Numerical Simulation of Electromagnetic Field and Flow Pattern in a Continuous Slab Caster with In-roll Type Strand Electromagnetic Stirring

Abstract

The electromagnetic field and flow analysis model were developed to simulate the electromagnetic field and the flow pattern in a vertical curved continuous slab caster with the in-roll type strand electromagnetic stirring. The transient electromagnetic field distribution and the induced electromagnetic force were numerically described. The effects of stirring current, stirring frequency, and different stirrer configurations on the electromagnetically driven flow field in the strand were investigated and the optimization of the stirring parameters was discussed by performing a relative comparison of numerical results. Results show that the in-roller type strand electromagnetic stirrer (SEMS) pair generates the fluctuating magnetic fields, penetrating through the cast slab and periodically parallel shifting along the slab wide face with time evolution. The transient induced electromagnetic forces travels toward the magnetic flux shifting direction.
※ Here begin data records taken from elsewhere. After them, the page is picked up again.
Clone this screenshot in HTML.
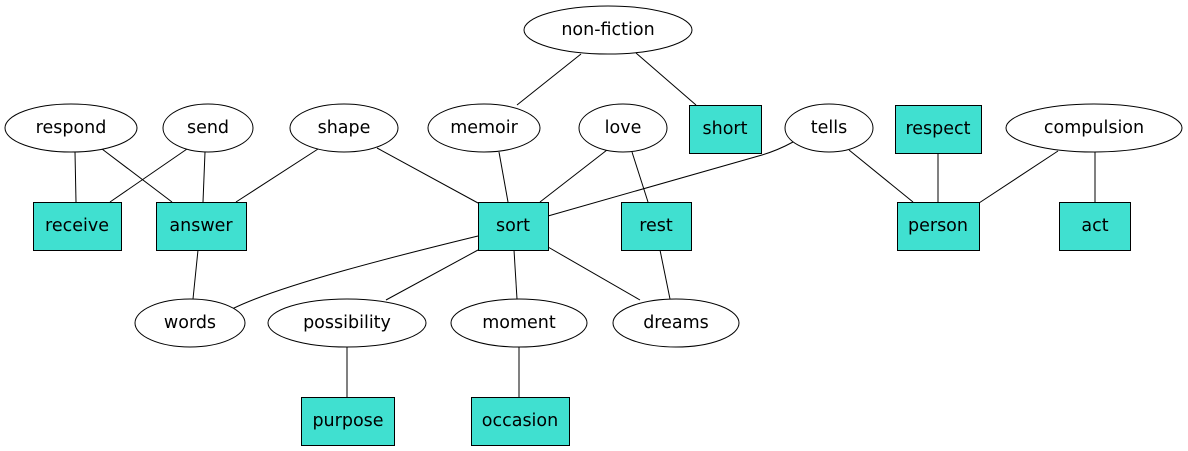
<!DOCTYPE html>
<html><head><meta charset="utf-8"><style>
html,body{margin:0;padding:0;background:#fff;}
svg{display:block;}
text{font-family:"DejaVu Sans","Liberation Sans",sans-serif;font-size:17.5px;text-anchor:middle;dominant-baseline:central;fill:#000;}
</style></head><body>
<svg width="1188" height="451" viewBox="0 0 1188 451" xmlns="http://www.w3.org/2000/svg">
<g stroke="#000" stroke-width="1" fill="none">
<line x1="581" y1="54" x2="517" y2="105"/>
<line x1="636" y1="53" x2="696" y2="105"/>
<line x1="75" y1="152" x2="76" y2="202"/>
<line x1="102" y1="149" x2="172" y2="202"/>
<line x1="187" y1="149" x2="110" y2="202"/>
<line x1="205" y1="152" x2="203" y2="202"/>
<line x1="318" y1="149" x2="236" y2="202"/>
<line x1="377" y1="148" x2="478" y2="203"/>
<line x1="499" y1="152" x2="508" y2="202"/>
<line x1="607" y1="150" x2="540" y2="202"/>
<line x1="632" y1="152" x2="648" y2="202"/>
<path d="M793 142 C782 148 772 152 762 155 L548 216"/>
<line x1="849" y1="150" x2="913" y2="202"/>
<line x1="938" y1="153" x2="938" y2="202"/>
<line x1="1058" y1="151" x2="979" y2="203"/>
<line x1="1095" y1="152" x2="1095" y2="202"/>
<line x1="198" y1="250" x2="193" y2="299"/>
<path d="M478 236 C400 255 280 285 232 309"/>
<line x1="478" y1="250" x2="386" y2="300"/>
<line x1="514" y1="250" x2="517" y2="299"/>
<line x1="548" y1="247" x2="640" y2="300"/>
<line x1="660" y1="250" x2="670" y2="299"/>
<line x1="347" y1="347" x2="347" y2="397"/>
<line x1="519" y1="347" x2="519" y2="397"/>
</g>
<g stroke="#000" stroke-width="1" fill="#fff">
<ellipse cx="608" cy="30" rx="84" ry="24"/>
<ellipse cx="71" cy="128" rx="66" ry="24"/>
<ellipse cx="208" cy="128" rx="45" ry="24"/>
<ellipse cx="344" cy="128" rx="54" ry="24"/>
<ellipse cx="484" cy="128" rx="56" ry="24"/>
<ellipse cx="623" cy="128" rx="44" ry="24"/>
<ellipse cx="829" cy="128" rx="44" ry="24"/>
<ellipse cx="1094" cy="128" rx="88" ry="24"/>
<ellipse cx="190" cy="323" rx="55" ry="24"/>
<ellipse cx="347" cy="323" rx="79" ry="24"/>
<ellipse cx="519" cy="323" rx="68" ry="24"/>
<ellipse cx="676" cy="323" rx="63" ry="24"/>
</g>
<g stroke="#000" stroke-width="1" fill="#40e0d0">
<rect x="689.5" y="105.5" width="72" height="48"/>
<rect x="895.5" y="105.5" width="86" height="48"/>
<rect x="33.5" y="202.5" width="88" height="48"/>
<rect x="156.5" y="202.5" width="90" height="48"/>
<rect x="478.5" y="202.5" width="70" height="48"/>
<rect x="621.5" y="202.5" width="70" height="48"/>
<rect x="897.5" y="202.5" width="82" height="48"/>
<rect x="1059.5" y="202.5" width="71" height="48"/>
<rect x="301.5" y="397.5" width="93" height="48"/>
<rect x="471.5" y="397.5" width="98" height="48"/>
</g>
<text x="608" y="30">non-fiction</text>
<text x="71" y="128">respond</text>
<text x="208" y="128">send</text>
<text x="344" y="128">shape</text>
<text x="484" y="128">memoir</text>
<text x="623" y="128">love</text>
<text x="725" y="129">short</text>
<text x="829" y="128">tells</text>
<text x="938" y="129">respect</text>
<text x="1094" y="128">compulsion</text>
<text x="77" y="226">receive</text>
<text x="201" y="226">answer</text>
<text x="513" y="226">sort</text>
<text x="656" y="226">rest</text>
<text x="938" y="226">person</text>
<text x="1095" y="226">act</text>
<text x="190" y="323">words</text>
<text x="347" y="323">possibility</text>
<text x="519" y="323">moment</text>
<text x="676" y="323">dreams</text>
<text x="348" y="421">purpose</text>
<text x="520" y="421">occasion</text>
</svg>
</body></html>
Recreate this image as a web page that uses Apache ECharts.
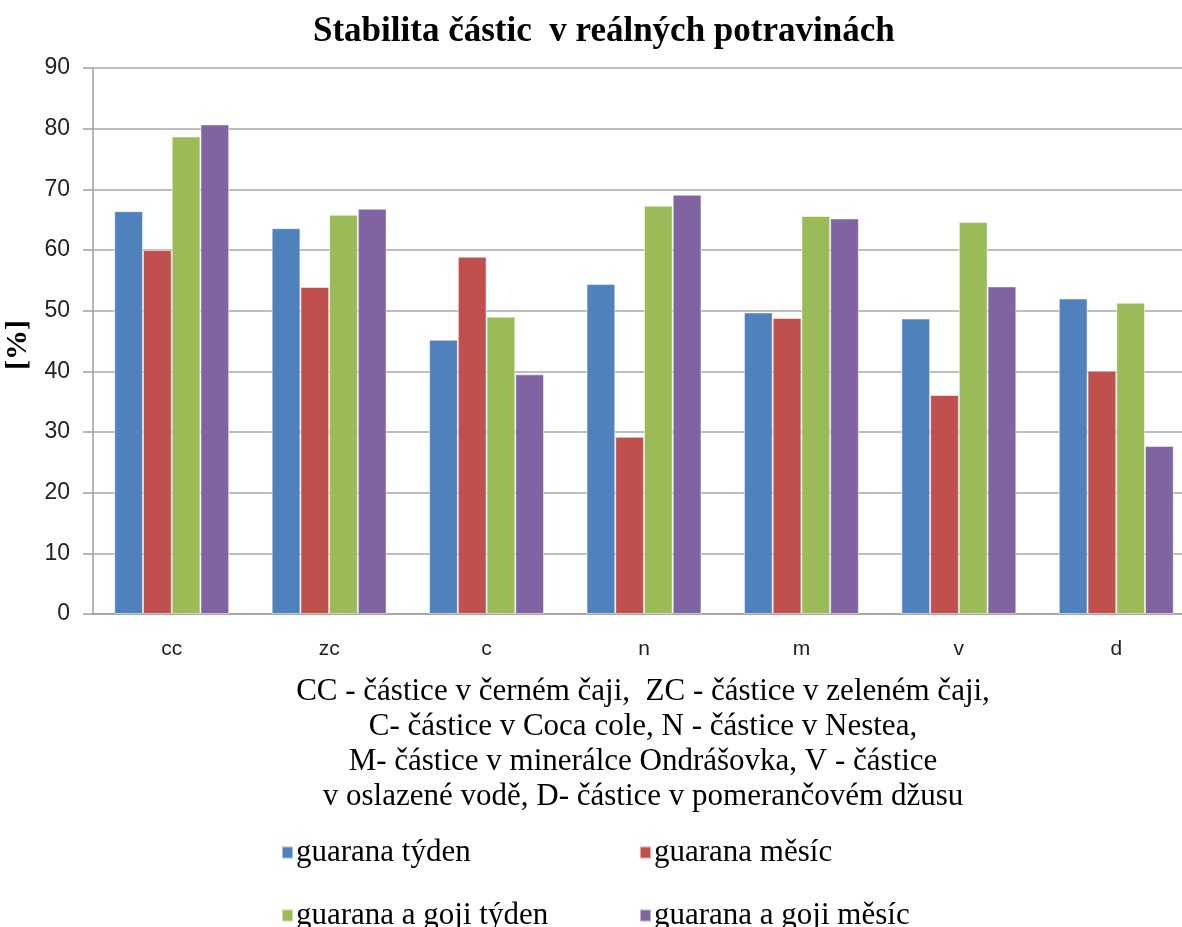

Different stirring parameters (i. e. current and frequency) and stirrer configurations affect the stirring strength and the flow recirculation pattern in the strand, which are closely related to metallurgical performances of the stirrers. There is an optimum frequency to obtain the maximum stirring. The present model provides a relatively theoretical insight into the in-roll type strand electromagnetic stirring system for best operating.